Is It Risky to Cosign a Lease With a Partner I'm Not Married To?
Moving in together feels like a natural next step, and signing the lease as two names instead of one seems like the obvious way to do it. What’s less obvious until it comes up is how much that shared signature actually binds two people together financially, independent of anything happening in the relationship itself.
At a glance
A joint lease makes both signers legally responsible for the full rent amount, not half each, and a landlord can generally pursue either person for the entire balance if the other stops paying. That obligation exists regardless of marital status, so a breakup doesn’t dissolve the lease the way it might dissolve other shared plans, and both names typically remain on the hook until the lease term ends or is formally modified.
Joint and several liability, explained plainly
Most leases signed by more than one tenant use a structure called joint and several liability, which means each signer can be held responsible for the entire rent, not just a proportional share. In practice, this means if one partner moves out or stops paying after a breakup, the landlord isn’t required to split the difference; they can pursue the remaining tenant for the full amount owed under the lease. This is a meaningfully different exposure than an informal roommate arrangement where only one name is on the lease and the other pays that person directly.
What a breakup actually changes, and doesn’t
- The lease doesn’t automatically split or end. Ending a relationship has no bearing on a signed lease agreement; getting one name removed generally requires the landlord’s cooperation, a lease amendment, or waiting until the term expires.
- The security deposit follows the lease, not the relationship. Deposit refunds are typically issued to the names on the lease as directed by its terms, which can create disputes over division that have nothing to do with how amicable the breakup was.
- Credit exposure continues either way. Missed payments on a joint lease can affect both people’s rental history and, depending on how a landlord reports delinquency, potentially show up on a credit report separately from a credit score, regardless of who was actually responsible for the missed payment.
- Shared accounts used to pay rent add another layer. If rent gets paid from a joint checking account opened for the relationship, what happens to that account after a breakup becomes its own separate question, one worth untangling at the same time as the lease itself.

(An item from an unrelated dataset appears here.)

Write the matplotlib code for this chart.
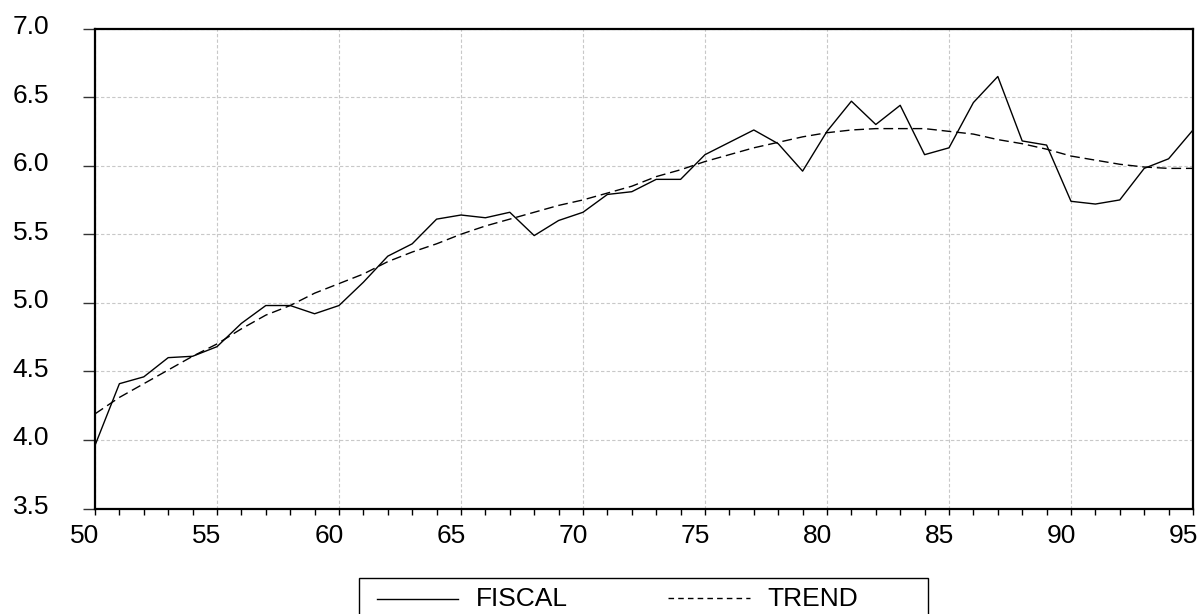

Reducing the exposure before signing
Discussing, in writing, what happens to the lease and the deposit if the relationship ends before the lease does is a conversation worth having before signing, not after a disagreement starts. Some landlords are willing to add a clause or a separate agreement addressing this scenario, and even an informal written agreement between partners, while not a substitute for the lease itself, can clarify intentions if a dispute arises later. Understanding how an early lease termination fee typically gets calculated ahead of time is also useful, since one partner staying and one leaving early usually triggers that fee regardless of the reason for the split.
Final thoughts
A joint lease creates a binding financial obligation that a breakup doesn’t undo on its own, since both signers remain responsible for the full rent under joint and several liability. Understanding that exposure, and discussing a plan for it before signing rather than after a relationship ends, is what turns cosigning from an emotional decision into a financial one, at least on paper.